WORK REQUIRED
All lines in the records below from the line with "Reproduce this chart with matplotlib." through the line with "ax.axis('off')" are to be given again exactly, both ends included; the pictures are to be left out.

Records excerpted from a collection
=====
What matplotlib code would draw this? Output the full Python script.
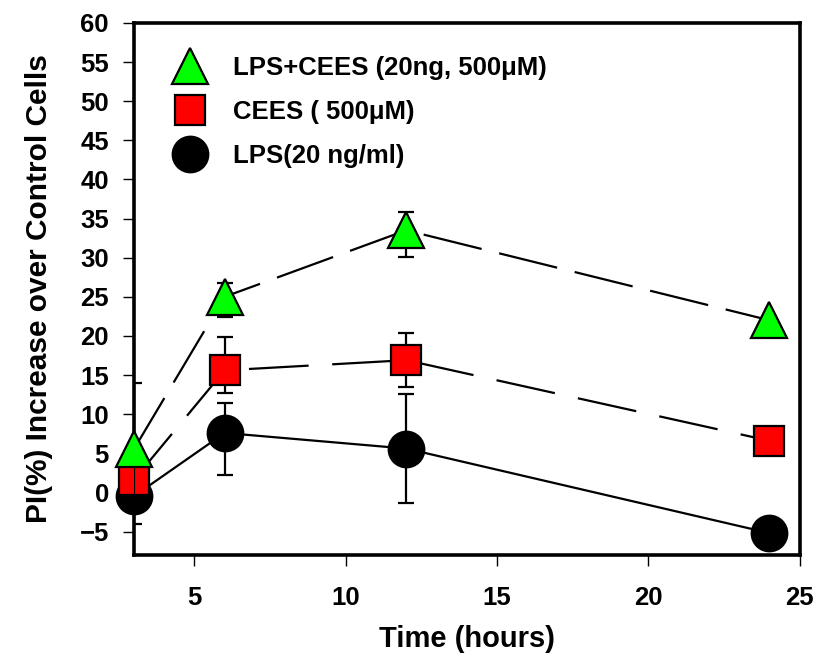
import matplotlib
matplotlib.use("Agg")
import matplotlib.pyplot as plt

plt.rcParams['font.family'] = ['Liberation Sans', 'DejaVu Sans']
plt.rcParams['font.weight'] = 'bold'
plt.rcParams['lines.scale_dashes'] = False

# time points (hours)
hours = [3, 6, 12, 24]

# LPS+CEES (20ng, 500uM)
combo = [5.5, 25.0, 33.5, 22.0]
combo_err_lo = [0, 2.6, 3.4, 0]
combo_err_hi = [0, 1.8, 2.3, 0]

# CEES (500uM)
cees = [1.6, 15.6, 16.9, 6.6]
cees_err_lo = [0, 2.9, 3.4, 0]
cees_err_hi = [0, 4.3, 3.5, 0]

# LPS (20 ng/ml)
lps = [-0.5, 7.6, 5.6, -5.2]
lps_err_lo = [3.6, 5.4, 7.0, 0]
lps_err_hi = [14.5, 3.8, 7.0, 0]

labels = ['LPS+CEES (20ng, 500\u03bcM)', 'CEES ( 500\u03bcM)', 'LPS(20 ng/ml)']

fig = plt.figure(figsize=(8.16, 6.56), dpi=100)
ax = fig.add_axes([0.164, 0.154, 0.816, 0.811])

# connecting lines
ax.plot(hours, combo, color='black', lw=1.6, dashes=(43, 13), zorder=1)
ax.plot(hours, cees, color='black', lw=1.6, dashes=(43, 17), zorder=1)
ax.plot(hours, lps, color='black', lw=1.6, zorder=1)

# error bars
ax.errorbar(hours, combo, yerr=[combo_err_lo, combo_err_hi], fmt='none', ecolor='black',
            elinewidth=1.6, capsize=6, capthick=1.6, zorder=2)
ax.errorbar(hours, cees, yerr=[cees_err_lo, cees_err_hi], fmt='none', ecolor='black',
            elinewidth=1.6, capsize=6, capthick=1.6, zorder=2)
ax.errorbar(hours, lps, yerr=[lps_err_lo, lps_err_hi], fmt='none', ecolor='black',
            elinewidth=1.6, capsize=6, capthick=1.6, zorder=5)

# markers
h_lps, = ax.plot(hours, lps, 'o', ms=26, mfc='black', mec='black', mew=1.2, ls='none',
                 zorder=3, clip_on=False)
h_cees, = ax.plot(hours, cees, 's', ms=21, mfc='#ff0000', mec='black', mew=1.6, ls='none',
                  zorder=4, clip_on=False)
h_combo, = ax.plot(hours, combo, '^', ms=26, mfc='#00ff00', mec='black', mew=1.6, ls='none',
                   zorder=6, clip_on=False)

ax.set_xlim(3, 25)
ax.set_ylim(-8, 60)
ax.set_xticks([5, 10, 15, 20, 25])
ax.set_yticks(range(-5, 61, 5))

for s in ax.spines.values():
    s.set_linewidth(2.6)
ax.tick_params(direction='out', length=8, width=1, labelsize=18.5)
ax.tick_params(axis='x', pad=14)
ax.tick_params(axis='y', pad=10)
for t in ax.get_xticklabels() + ax.get_yticklabels():
    t.set_fontweight('bold')

ax.set_xlabel('Time (hours)', fontsize=21, fontweight='bold', labelpad=11)
ax.set_ylabel('PI(%) Increase over Control Cells', fontsize=21.5, fontweight='bold', labelpad=19)

leg = ax.legend([h_combo, h_cees, h_lps], labels, loc='upper left', frameon=False,
                fontsize=18.5, markerscale=1.0, handlelength=1.5, handletextpad=0.9,
                labelspacing=0.78, borderpad=0, borderaxespad=0,
                bbox_to_anchor=(0.0556, 0.938))
for t in leg.get_texts():
    t.set_fontweight('bold')

fig.savefig('out.png', dpi=100)
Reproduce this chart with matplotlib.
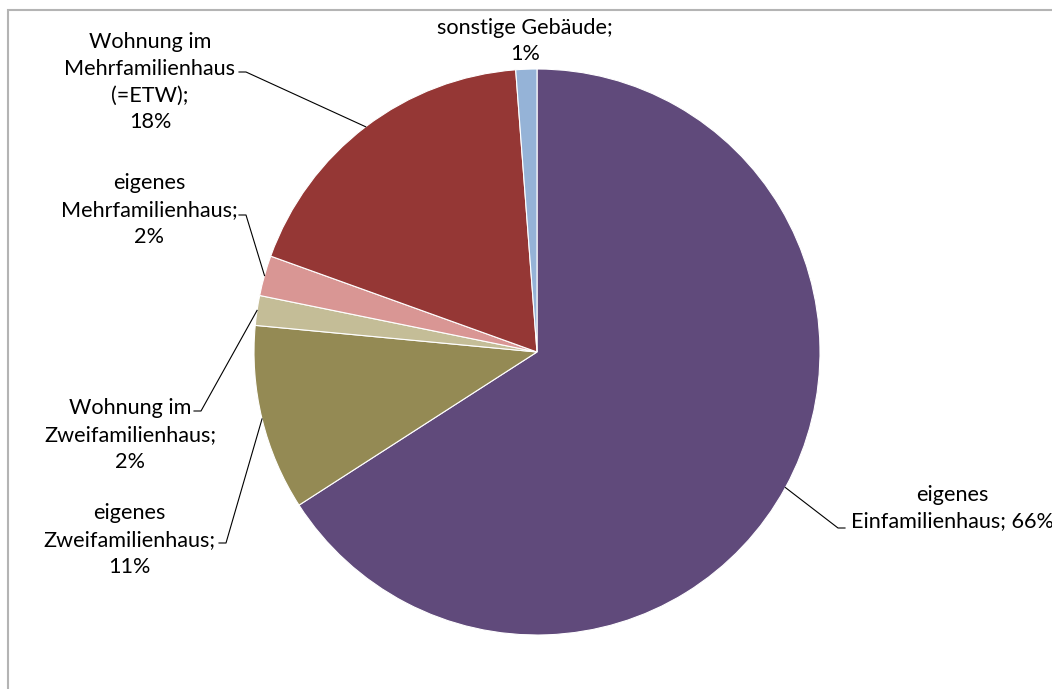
import numpy as np
import matplotlib.pyplot as plt
from matplotlib.patches import Rectangle

plt.rcParams['font.family'] = ['Lato', 'DejaVu Sans']

# Anteile nach Gebäudeart (im Uhrzeigersinn ab 12 Uhr)
labels = ['eigenes\nEinfamilienhaus', 'eigenes\nZweifamilienhaus',
          'Wohnung im\nZweifamilienhaus', 'eigenes\nMehrfamilienhaus',
          'Wohnung im\nMehrfamilienhaus\n(=ETW)', 'sonstige Gebäude']
werte = [65.9, 10.6, 1.7, 2.3, 18.3, 1.2]
farben = ['#604A7B', '#948A54', '#C4BD97', '#D99694', '#953735', '#95B3D7']

W, H = 1052, 689
fig = plt.figure(figsize=(W / 100, H / 100), dpi=100)
ax = fig.add_axes([0, 0, 1, 1])

cx, cy, r = 537, H - 352, 283
wedges, _ = ax.pie(werte, colors=farben, startangle=90, counterclock=False,
                   center=(cx, cy), radius=r, frame=True,
                   wedgeprops=dict(edgecolor='white', linewidth=0.8))
ax.set_xlim(0, W)
ax.set_ylim(0, H)
ax.set_aspect('equal')
ax.axis('off')

# Rahmen des Diagrammbereichs
ax.add_patch(Rectangle((8, -20), W + 40, H - 10 + 20, fill=False,
                       edgecolor='#B4B4B4', linewidth=1.5, clip_on=False))

# Beschriftung: Textmitte, Ansatzpunkt der Linie, Richtung des kurzen Strichs
pos = [
    ((952, H - 508), (845, H - 528), 1),
    ((129, H - 540), (219, H - 543), -1),
    ((130, H - 435), (194, H - 411), -1),
    ((149, H - 210), (239, H - 215), -1),
    ((150, H - 82), (239, H - 72), -1),
    ((525, H - 41), None, 0),
]

for w, lab, val, (tp, anker, d) in zip(wedges, labels, werte, pos):
    mitte = np.deg2rad((w.theta1 + w.theta2) / 2)
    px, py = cx + r * np.cos(mitte), cy + r * np.sin(mitte)
    if lab.startswith('eigenes\nEin'):
        txt = 'eigenes\nEinfamilienhaus; %d%%' % round(val)
    else:
        txt = '%s;\n%d%%' % (lab, round(val))
    ax.text(tp[0], tp[1], txt, ha='center', va='center', fontsize=15.6,
            linespacing=1.42, color='black')
    if anker is not None:
        ax.plot([anker[0], anker[0] - d * 7, px], [anker[1], anker[1], py],
                color='black', linewidth=0.8)

fig.savefig('out.png', dpi=100)
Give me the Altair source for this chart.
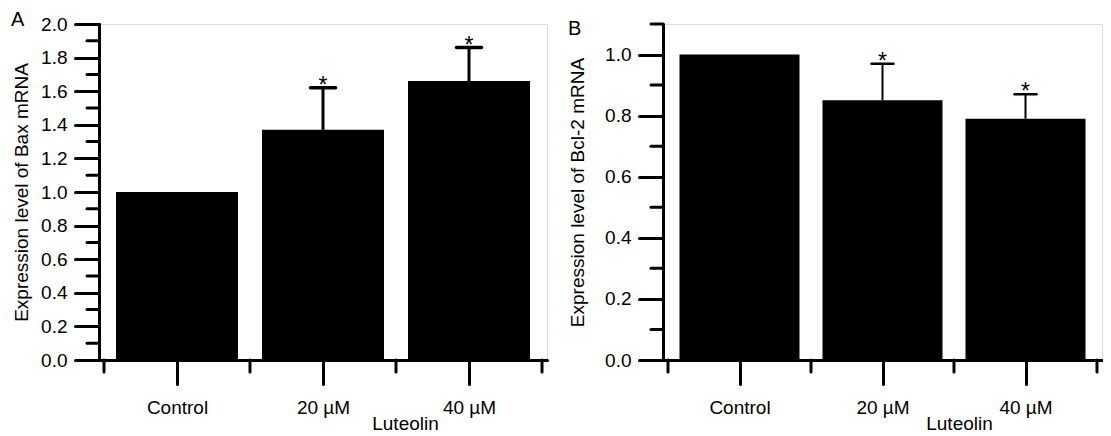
import json
import altair as alt
import pandas as pd

# ---------------- data ----------------
categories = ["Control", "20 µM", "40 µM"]
significance = ["", "*", "*"]

bax_mean = [1.00, 1.37, 1.66]
bax_err = [0.00, 0.25, 0.20]

bcl2_mean = [1.00, 0.85, 0.79]
bcl2_err = [0.00, 0.12, 0.08]

bax_major = [0.0, 0.2, 0.4, 0.6, 0.8, 1.0, 1.2, 1.4, 1.6, 1.8, 2.0]
bax_minor = [0.1, 0.3, 0.5, 0.7, 0.9, 1.1, 1.3, 1.5, 1.7, 1.9]
bcl2_major = [0.0, 0.2, 0.4, 0.6, 0.8, 1.0]
bcl2_minor = [0.1, 0.3, 0.5, 0.7, 0.9, 1.1]

FONT = "Liberation Sans"
FS = 19


def panel(means, errs, major, minor, ymax, width, height, ytitle, letter,
          letter_xy, ytitle_x, xtitle_xy, stem_w, cap_len, bar_w):
    n = len(categories)
    df = pd.DataFrame({
        "cat": categories,
        "pos": [i + 0.5 for i in range(n)],
        "mean": means,
        "err": errs,
        "top": [m + e for m, e in zip(means, errs)],
        "sig": significance,
    })
    bounds_df = pd.DataFrame({"b": list(range(n + 1))})
    minor_df = pd.DataFrame({"v": minor})
    letter_df = pd.DataFrame({"t": [letter]})

    label_expr = json.dumps(categories) + "[floor(datum.value)]"
    xscale = alt.Scale(domain=[0, n], nice=False, zero=False)
    yscale = alt.Scale(domain=[0, ymax], nice=False)
    xaxis = alt.Axis(
        values=[i + 0.5 for i in range(n)], labelExpr=label_expr,
        tickSize=24, tickWidth=3, tickColor="black", tickCap="round",
        domainWidth=3, domainColor="black", domainCap="round",
        labelFont=FONT, labelFontSize=FS, labelColor="black", labelPadding=14,
        labelAngle=0, grid=False,
        title="Luteolin", titleFont=FONT, titleFontSize=FS, titleFontWeight="normal",
        titleColor="black", titleX=xtitle_xy[0], titleY=xtitle_xy[1],
        titleBaseline="alphabetic", titleAlign="center",
    )
    yaxis = alt.Axis(
        values=major, format=".1f",
        tickSize=24, tickWidth=3, tickColor="black", tickCap="round",
        domainWidth=3, domainColor="black", domainCap="round",
        labelFont=FONT, labelFontSize=FS, labelColor="black", labelPadding=8,
        grid=False,
        title=ytitle, titleFont=FONT, titleFontSize=FS, titleFontWeight="normal",
        titleColor="black", titleX=ytitle_x, titleBaseline="middle",
    )

    bars = alt.Chart(df).mark_bar(size=bar_w, color="black", orient="vertical").encode(
        x=alt.X("pos:Q", scale=xscale, axis=xaxis),
        y=alt.Y("mean:Q", scale=yscale, axis=yaxis),
    )
    stems = alt.Chart(df).transform_filter("datum.err > 0").mark_rule(
        color="black", strokeWidth=stem_w
    ).encode(
        x=alt.X("pos:Q", scale=xscale, axis=xaxis),
        y=alt.Y("mean:Q", scale=yscale, axis=yaxis),
        y2="top:Q",
    )
    caps = alt.Chart(df).transform_filter("datum.err > 0").mark_rule(
        color="black", strokeWidth=stem_w + 0.5, strokeCap="round",
        xOffset=-cap_len / 2, x2Offset=cap_len / 2,
    ).encode(
        x=alt.X("pos:Q", scale=xscale, axis=xaxis),
        x2="pos:Q",
        y=alt.Y("top:Q", scale=yscale, axis=yaxis),
    )
    stars = alt.Chart(df).mark_text(
        font=FONT, fontSize=23, color="black", baseline="alphabetic", dy=5
    ).encode(
        x=alt.X("pos:Q", scale=xscale, axis=xaxis),
        y=alt.Y("top:Q", scale=yscale, axis=yaxis),
        text="sig:N",
    )
    bticks = alt.Chart(bounds_df).mark_rule(
        color="black", strokeWidth=3, strokeCap="round"
    ).encode(
        x=alt.X("b:Q", scale=xscale, axis=xaxis),
        y=alt.value(height), y2=alt.value(height + 12),
    )
    mticks = alt.Chart(minor_df).mark_rule(
        color="black", strokeWidth=3, strokeCap="round"
    ).encode(
        y=alt.Y("v:Q", scale=yscale, axis=yaxis),
        x=alt.value(-12), x2=alt.value(0),
    )
    lab = alt.Chart(letter_df).mark_text(
        font=FONT, fontSize=20, color="black", align="left", baseline="middle"
    ).encode(
        x=alt.value(letter_xy[0]), y=alt.value(letter_xy[1]), text="t:N"
    )
    return alt.layer(bars, stems, caps, stars, bticks, mticks, lab).properties(
        width=width, height=height
    )


chart_a = panel(bax_mean, bax_err, bax_major, bax_minor, 2.0, 448, 336,
                "Expression level of Bax mRNA", "A", (-88, -4), -78, (306, 69), 3, 25, 122)
chart_b = panel(bcl2_mean, bcl2_err, bcl2_major, bcl2_minor, 1.1, 439, 336,
                "Expression level of Bcl-2 mRNA", "B", (-95, 5), -86, (296, 69), 2, 22, 120)

chart = alt.hconcat(chart_a, chart_b, spacing=116, bounds="flush").properties(
    padding={"left": 2, "top": 1, "right": 0, "bottom": 0}
).configure_view(stroke=None).configure(background="white")

chart.save("out.html", embed_options={"renderer": "svg", "actions": False})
=====
PROBLEM SOLUTION
Reproduce this chart with matplotlib.
import numpy as np
import matplotlib.pyplot as plt
from matplotlib.patches import Rectangle

plt.rcParams['font.family'] = ['Lato', 'DejaVu Sans']

# Anteile nach Gebäudeart (im Uhrzeigersinn ab 12 Uhr)
labels = ['eigenes\nEinfamilienhaus', 'eigenes\nZweifamilienhaus',
          'Wohnung im\nZweifamilienhaus', 'eigenes\nMehrfamilienhaus',
          'Wohnung im\nMehrfamilienhaus\n(=ETW)', 'sonstige Gebäude']
werte = [65.9, 10.6, 1.7, 2.3, 18.3, 1.2]
farben = ['#604A7B', '#948A54', '#C4BD97', '#D99694', '#953735', '#95B3D7']

W, H = 1052, 689
fig = plt.figure(figsize=(W / 100, H / 100), dpi=100)
ax = fig.add_axes([0, 0, 1, 1])

cx, cy, r = 537, H - 352, 283
wedges, _ = ax.pie(werte, colors=farben, startangle=90, counterclock=False,
                   center=(cx, cy), radius=r, frame=True,
                   wedgeprops=dict(edgecolor='white', linewidth=0.8))
ax.set_xlim(0, W)
ax.set_ylim(0, H)
ax.set_aspect('equal')
ax.axis('off')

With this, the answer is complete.